Me and my sister, Texas, went on Whitetop for the festivals. I met Horton Barker and Richard Chase at Whitetop. We played for Mrs. Roosevelt there in '36. Then, after she went back, she sent a telegram to Roanoke, to my sister, wantin' to know if we'd come up to the White House and sing some of those old songs. She wanted her husband to hear 'em. And so we did go. We went up there and spent a couple of nights with them and we had a program.

I had a band. I had two boys that played with me. I played with Tom (Clarence) Ashley thirty or thirty-five years ago. I played in a minstrel show for two years. I played my own music and danced my own music — that's one curiosity that everybody thought so much about. No, I wasn't makin' a livin' out of it. We'd just go places and play and maybe they'd give us so much. I played in dance halls back along in Hoover's time, you know, when you couldn't get ahold of a dollar nowhere. I played the fiddle the most — tunes like "Golden Slippers" and "Coming Around the Mountain" — for dances.

The fact about it — I went into this pop'lar stuff and got to playin' on that and then when I got in with Alan Lomax in 1942, he wanted me to pull back into the old folk music. And he said, "Don't you ever leave it no more!" I had just about left it. I hadn't owned a banjer in twenty-five years till the Vega people sent me that banjer from Boston as a gift several years ago. Pete Seeger got 'em to send it. I hadn't owned one in twenty-five years. Maybe I'd go to somebody's house and there'd be a banjer sittin' there and maybe I'd pick it up and play just one tune and set it down. I'd been playin' the fiddle and the gittar and the piano. And, you see, all of those old pieces on the banjer was just gettin' away from me and I didn't fool with 'em. But after I got this new banjer, why it came back to me in just a little time. In thirty days I was back just as good as I ever was.

So, I've had a life in music ever since I was a kid. I grew up into it and I'm still tryin' to play it.


DRUNKEN HICCUPS- Hobart Smith

Listen: Hobart Smith

Jack of diamonds, Jack of diamonds Jack of diamonds of old,
You've robbed my old pockets of silver and gold.
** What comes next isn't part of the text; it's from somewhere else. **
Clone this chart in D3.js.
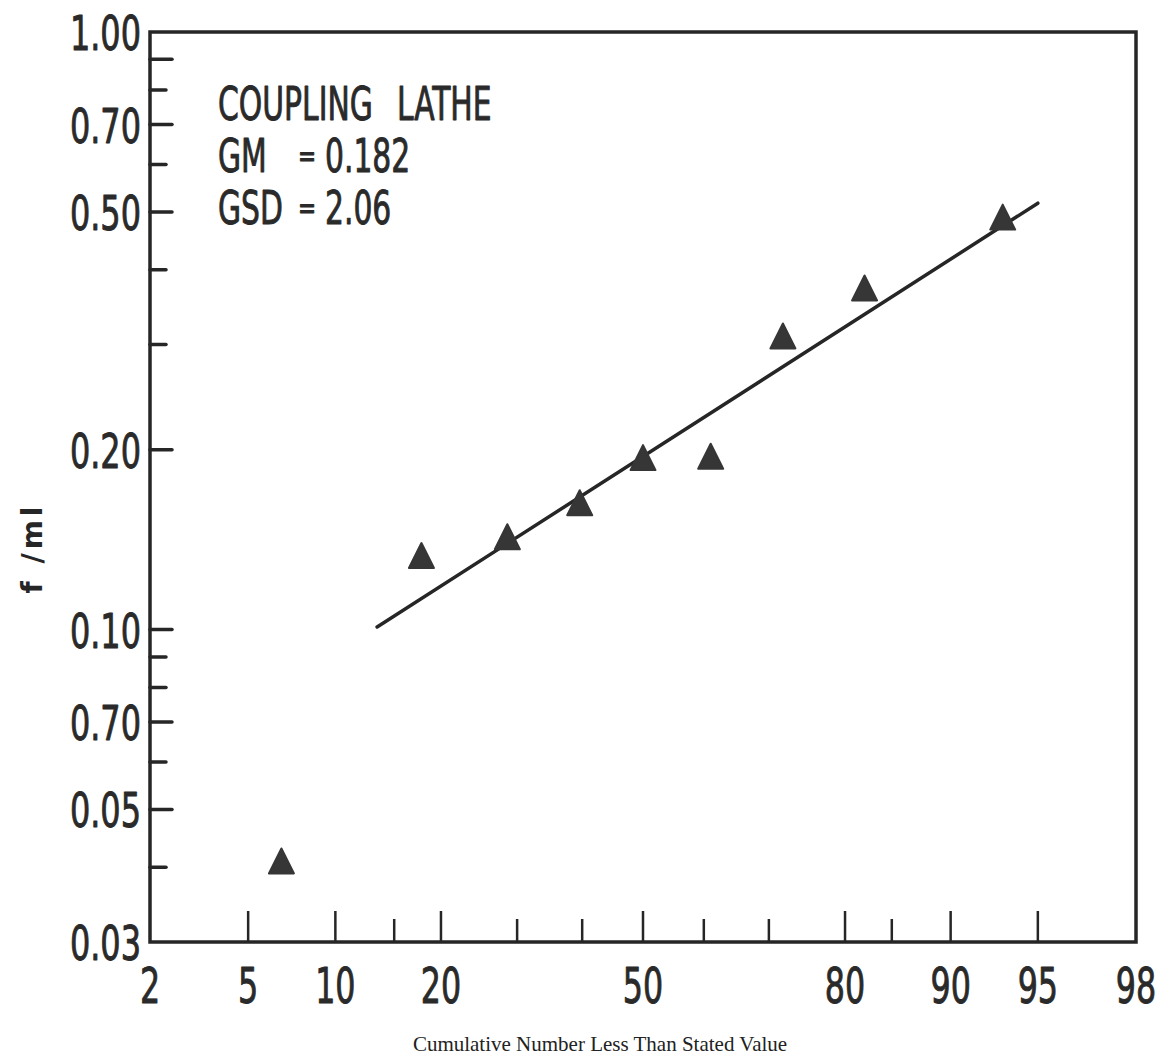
<!DOCTYPE html>
<html>
<head>
<meta charset="utf-8">
<script src="https://cdn.jsdelivr.net/npm/d3@7"></script>
<style>
  html, body { margin: 0; padding: 0; background: #fff; }
  svg { display: block; }
  .letter { font-family: "Liberation Sans Narrow", "DejaVu Sans Condensed", "Liberation Sans", sans-serif; fill: #2a2a2a; stroke: #2a2a2a; stroke-width: 0.9px; stroke-linejoin: round; }
</style>
</head>
<body>
<script>
// values (cumulative % vs fibres per ml)
var cum_pct = [ 6.6, 17.8, 28.6, 39.6, 50.0, 61.1, 72.0, 82.2, 93.3 ];
var fiber_conc = [ 0.041, 0.133, 0.143, 0.163, 0.194, 0.195, 0.310, 0.373, 0.490 ];
var fit_pct = [ 13.4, 95.0 ];
var fit_conc = [ 0.101, 0.517 ];

var y_ticks = [ 0.9, 0.8, 0.7, 0.6, 0.5, 0.4, 0.3, 0.2, 0.1, 0.09, 0.08, 0.07, 0.06, 0.05, 0.04 ];
var y_long = [ 0.9, 0.7, 0.5, 0.2, 0.1, 0.07, 0.05 ];
var y_label_vals = [ 1.0, 0.7, 0.5, 0.2, 0.1, 0.07, 0.05, 0.03 ];
var y_label_text = [ "1.00", "0.70", "0.50", "0.20", "0.10", "0.70", "0.05", "0.03" ];

var x_ticks = [ 5, 10, 15, 20, 30, 40, 50, 60, 70, 80, 85, 90, 95 ];
var x_long = [ 5, 10, 20, 50, 80, 90, 95 ];
var x_labels = [ 2, 5, 10, 20, 50, 80, 90, 95, 98 ];

var note_lines = [ [ "COUPLING", "LATHE" ], [ "GM", "=", "0.182" ], [ "GSD", "=", "2.06" ] ];

// inverse normal cdf (Acklam), used for the probability axis
function probit( p ){
  var a = [ -3.969683028665376e+01, 2.209460984245205e+02, -2.759285104469687e+02, 1.383577518672690e+02, -3.066479806614716e+01, 2.506628277459239e+00 ];
  var b = [ -5.447609879822406e+01, 1.615858368580409e+02, -1.556989798598866e+02, 6.680131188771972e+01, -1.328068155288572e+01 ];
  var c = [ -7.784894002430293e-03, -3.223964580411365e-01, -2.400758277161838e+00, -2.549671010522080e+00, 4.374664141464968e+00, 2.938163982698783e+00 ];
  var d = [ 7.784695709041462e-03, 3.224671290700398e-01, 2.445134137142996e+00, 3.754408661907416e+00 ];
  var plow = 0.02425, q, r;
  if( p < plow ){
    q = Math.sqrt( -2 * Math.log( p ) );
    return ( ( ( ( ( c[0] * q + c[1] ) * q + c[2] ) * q + c[3] ) * q + c[4] ) * q + c[5] ) /
      ( ( ( ( d[0] * q + d[1] ) * q + d[2] ) * q + d[3] ) * q + 1 );
  }
  if( p > 1 - plow ){
    return -probit( 1 - p );
  }
  q = p - 0.5; r = q * q;
  return ( ( ( ( ( a[0] * r + a[1] ) * r + a[2] ) * r + a[3] ) * r + a[4] ) * r + a[5] ) * q /
    ( ( ( ( ( b[0] * r + b[1] ) * r + b[2] ) * r + b[3] ) * r + b[4] ) * r + 1 );
}

var W = 1168, H = 1057;
var plot = { l: 150, r: 1136, t: 32, b: 942 };

var z = d3.scaleLinear()
  .domain( [ probit( 0.02 ), probit( 0.98 ) ] )
  .range( [ plot.l, plot.r ] );
var x = function( pct ){ return z( probit( pct / 100 ) ); };
var y = d3.scaleLog()
  .domain( [ 0.03, 1 ] )
  .range( [ plot.b, plot.t ] );

var svg = d3.select( "body" )
  .append( "svg" )
  .attr( "width", W )
  .attr( "height", H );

var ink = "#262626";

// squeezed lettering, like the stencil text on the original
function letter( g, txt, px, py, size, anchor, sx ){
  return g.append( "text" )
    .attr( "class", "letter" )
    .attr( "transform", "translate(" + px + "," + py + ") scale(" + sx + ",1)" )
    .attr( "text-anchor", anchor )
    .style( "font-size", size + "px" )
    .text( txt );
}

// frame
svg.append( "rect" )
  .attr( "x", plot.l )
  .attr( "y", plot.t )
  .attr( "width", plot.r - plot.l )
  .attr( "height", plot.b - plot.t )
  .attr( "fill", "none" )
  .attr( "stroke", ink )
  .attr( "stroke-width", 3.5 );

// y ticks
svg.append( "g" )
  .selectAll( "line" )
  .data( y_ticks )
  .enter()
  .append( "line" )
  .attr( "x1", plot.l )
  .attr( "x2", function( d ){ return plot.l + ( y_long.indexOf( d ) >= 0 ? 22 : 16 ); } )
  .attr( "y1", function( d ){ return y( d ); } )
  .attr( "y2", function( d ){ return y( d ); } )
  .attr( "stroke", ink )
  .attr( "stroke-width", 3.5 )
  .attr( "stroke-linecap", "round" );

var yl = svg.append( "g" );
y_label_vals.forEach( function( v, i ){
  letter( yl, y_label_text[ i ], 141, y( v ) + 18, 48, "end", 0.74 );
} );

// x ticks
svg.append( "g" )
  .selectAll( "line" )
  .data( x_ticks )
  .enter()
  .append( "line" )
  .attr( "x1", function( d ){ return x( d ); } )
  .attr( "x2", function( d ){ return x( d ); } )
  .attr( "y1", plot.b )
  .attr( "y2", function( d ){ return plot.b - ( x_long.indexOf( d ) >= 0 ? 31 : 23 ); } )
  .attr( "stroke", ink )
  .attr( "stroke-width", 2.5 );

var xl = svg.append( "g" );
x_labels.forEach( function( v ){
  letter( xl, String( v ), x( v ), 1003, 49, "middle", 0.72 );
} );

// fitted line
svg.append( "path" )
  .datum( d3.zip( fit_pct, fit_conc ) )
  .attr( "d", d3.line()
    .x( function( d ){ return x( d[0] ); } )
    .y( function( d ){ return y( d[1] ); } ) )
  .attr( "fill", "none" )
  .attr( "stroke", ink )
  .attr( "stroke-width", 3.5 )
  .attr( "stroke-linecap", "round" );

// triangle markers
var tri = {
  draw: function( ctx, size ){
    var h = Math.sqrt( size );
    ctx.moveTo( 0, -h / 2 );
    ctx.lineTo( h / 2, h / 2 );
    ctx.lineTo( -h / 2, h / 2 );
    ctx.closePath();
  }
};
svg.append( "g" )
  .selectAll( "path" )
  .data( d3.zip( cum_pct, fiber_conc ) )
  .enter()
  .append( "path" )
  .attr( "d", d3.symbol().type( tri ).size( 25 * 25 ) )
  .attr( "transform", function( d ){ return "translate(" + x( d[0] ) + "," + y( d[1] ) + ")"; } )
  .attr( "fill", "#363636" )
  .attr( "stroke", "#363636" )
  .attr( "stroke-width", 2 )
  .attr( "stroke-linejoin", "round" );

// notes block
var notes = svg.append( "g" );
note_lines.forEach( function( parts, i ){
  var base = 120 + i * 52;
  if( parts.length == 2 ){
    letter( notes, parts[0], 218, base, 46, "start", 0.72 );
    letter( notes, parts[1], 397, base, 46, "start", 0.72 );
    return;
  }
  letter( notes, parts[0], 218, base, 46, "start", 0.72 );
  letter( notes, parts[1], 307, base - 6, 30, "middle", 0.8 );
  letter( notes, parts[2], 325, base, 46, "start", 0.72 );
} );

// axis titles
svg.append( "text" )
  .attr( "x", 600 )
  .attr( "y", 1051 )
  .attr( "text-anchor", "middle" )
  .style( "font-family", "\"Liberation Serif\", \"DejaVu Serif\", serif" )
  .style( "font-size", "21px" )
  .attr( "fill", "#222" )
  .text( "Cumulative Number Less Than Stated Value" );

svg.append( "text" )
  .attr( "transform", "translate(42,548) rotate(-90)" )
  .attr( "text-anchor", "middle" )
  .style( "font-family", "\"DejaVu Sans\", sans-serif" )
  .style( "font-weight", "bold" )
  .style( "font-size", "28px" )
  .style( "letter-spacing", "4px" )
  .attr( "fill", ink )
  .text( "f /ml" );
</script>
</body>
</html>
Hiccup oh Lordy how bad I do feel
[Pizz. 1st, then 2nd then 3rd strings- then play melody]
 [Brief Instrumental]

You've robbed my old pockets you've taken my old purse,
You've made my old clothes look worse and worse

Oh Hiccup oh Lordy how bad I do feel
Oh Hiccup oh Lordy how bad I do feel
[Pizz. 1st, then 2nd then 3rd strings- then play melody]

[Instrumental]

I'll drink and I'll gamble, my money's my own,
It's nobody's business how much I do owe.